### Written problem
Print word for word the first line of the listing below and every line after it, through the line with "a5, node distance=254pt]". Leave out the pictures and the rest.

(Items from a dataset)

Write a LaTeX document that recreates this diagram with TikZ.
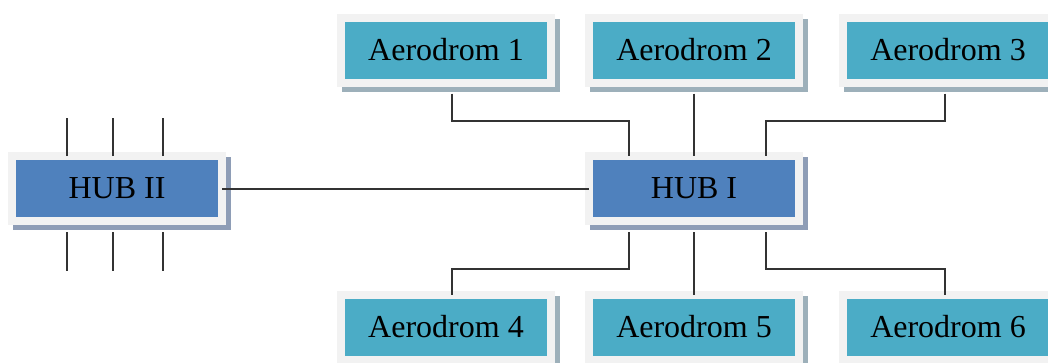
\documentclass[tikz,border=0pt]{standalone}
\usepackage{fontspec}
\setmainfont{Liberation Serif}
\usepackage{xcolor}
\definecolor{aerofill}{HTML}{4BACC6}
\definecolor{hubfill}{HTML}{4F81BD}
\definecolor{framecol}{HTML}{F2F2F2}
\definecolor{aeroshadow}{HTML}{9DB0BA}
\definecolor{hubshadow}{HTML}{8E9DB6}
\definecolor{linecol}{HTML}{333333}

\begin{document}
\begin{tikzpicture}[x=1pt, y=-1pt,
	box/.style={rectangle, draw=framecol, line width=8pt, outer sep=0pt,
		minimum width=210pt, minimum height=65pt, inner sep=0pt,
		font=\fontsize{32}{36}\selectfont},
	aero/.style={box, fill=aerofill,
		preaction={fill=aeroshadow, draw=aeroshadow, transform canvas={shift={(5pt,-5pt)}}}},
	hub/.style={box, fill=hubfill,
		preaction={fill=hubshadow, draw=hubshadow, transform canvas={shift={(5pt,-5pt)}}}},
	link/.style={draw=linecol, line width=2pt}]
	\useasboundingbox (0,0) rectangle (1048,362);

	\node[hub] (hub1) at (694,188.5) {HUB I};
	\node[hub] (hub2)[left of = hub1, node distance=577pt] {HUB II};
	\node[aero] (a2)[above of = hub1, node distance=138.5pt] {Aerodrom 2};
	\node[aero] (a5)[below of = hub1, node distance=138.5pt] {Aerodrom 5};
	\node[aero] (a1)[left of = a2, node distance=248pt] {Aerodrom 1};
	\node[aero] (a3)[right of = a2, node distance=254pt] {Aerodrom 3};
	\node[aero] (a4)[left of = a5, node distance=248pt] {Aerodrom 4};
	\node[aero] (a6)[right of = a5, node distance=254pt] {Aerodrom 6};

	\draw[link] (hub2.east) -- (hub1.west);
	\draw[link, shorten <=11pt] ([xshift=6pt]a1.south) -- ++(0,38) -| ([xshift=-65pt]hub1.north);
	\draw[link, shorten <=11pt] (a2.south) -- (hub1.north);
	\draw[link, shorten <=11pt] ([xshift=-3pt]a3.south) -- ++(0,38) -| ([xshift=72pt]hub1.north);
	\draw[link, shorten <=11pt] ([xshift=-65pt]hub1.south) -- ++(0,47.5) -| ([xshift=6pt]a4.north);
	\draw[link, shorten <=11pt] (hub1.south) -- (a5.north);
	\draw[link, shorten <=11pt] ([xshift=72pt]hub1.south) -- ++(0,47.5) -| ([xshift=-3pt]a6.north);

	\foreach \dx in {-50,-4,46} {
		\draw[link] ([xshift=\dx pt]hub2.north) -- ++(0,-38);
		\draw[link, shorten <=11pt] ([xshift=\dx pt]hub2.south) -- ++(0,49.5);
	}
\end{tikzpicture}
\end{document}
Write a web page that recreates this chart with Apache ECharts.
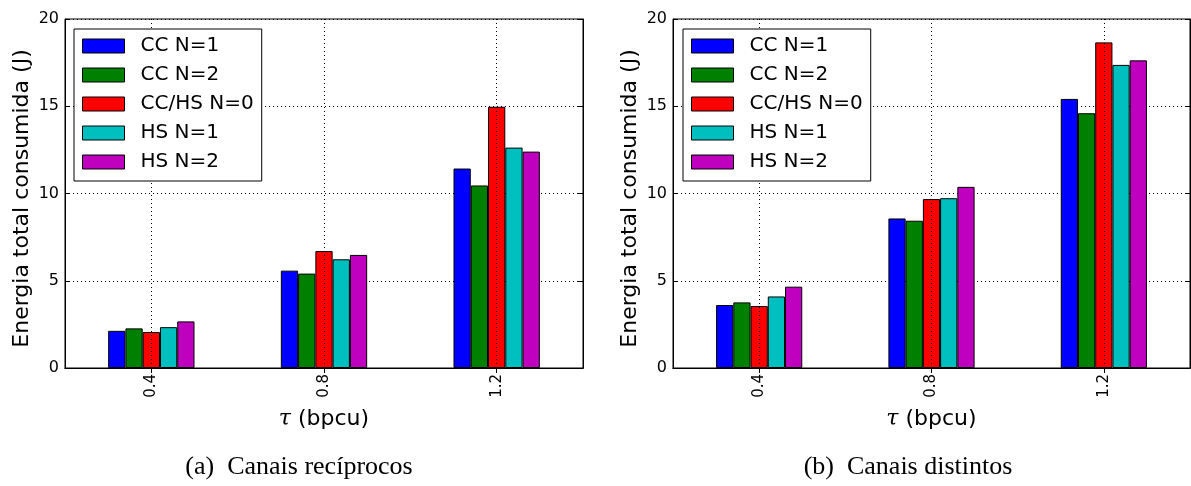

### Task answer
Write a LaTeX document that recreates this diagram with TikZ.
\documentclass[tikz,border=0pt]{standalone}
\usepackage{fontspec}
\setmainfont{Liberation Serif}
\usepackage{xcolor}
\definecolor{aerofill}{HTML}{4BACC6}
\definecolor{hubfill}{HTML}{4F81BD}
\definecolor{framecol}{HTML}{F2F2F2}
\definecolor{aeroshadow}{HTML}{9DB0BA}
\definecolor{hubshadow}{HTML}{8E9DB6}
\definecolor{linecol}{HTML}{333333}

\begin{document}
\begin{tikzpicture}[x=1pt, y=-1pt,
	box/.style={rectangle, draw=framecol, line width=8pt, outer sep=0pt,
		minimum width=210pt, minimum height=65pt, inner sep=0pt,
		font=\fontsize{32}{36}\selectfont},
	aero/.style={box, fill=aerofill,
		preaction={fill=aeroshadow, draw=aeroshadow, transform canvas={shift={(5pt,-5pt)}}}},
	hub/.style={box, fill=hubfill,
		preaction={fill=hubshadow, draw=hubshadow, transform canvas={shift={(5pt,-5pt)}}}},
	link/.style={draw=linecol, line width=2pt}]
	\useasboundingbox (0,0) rectangle (1048,362);

	\node[hub] (hub1) at (694,188.5) {HUB I};
	\node[hub] (hub2)[left of = hub1, node distance=577pt] {HUB II};
	\node[aero] (a2)[above of = hub1, node distance=138.5pt] {Aerodrom 2};
	\node[aero] (a5)[below of = hub1, node distance=138.5pt] {Aerodrom 5};
	\node[aero] (a1)[left of = a2, node distance=248pt] {Aerodrom 1};
	\node[aero] (a3)[right of = a2, node distance=254pt] {Aerodrom 3};
	\node[aero] (a4)[left of = a5, node distance=248pt] {Aerodrom 4};
	\node[aero] (a6)[right of = a5, node distance=254pt] {Aerodrom 6};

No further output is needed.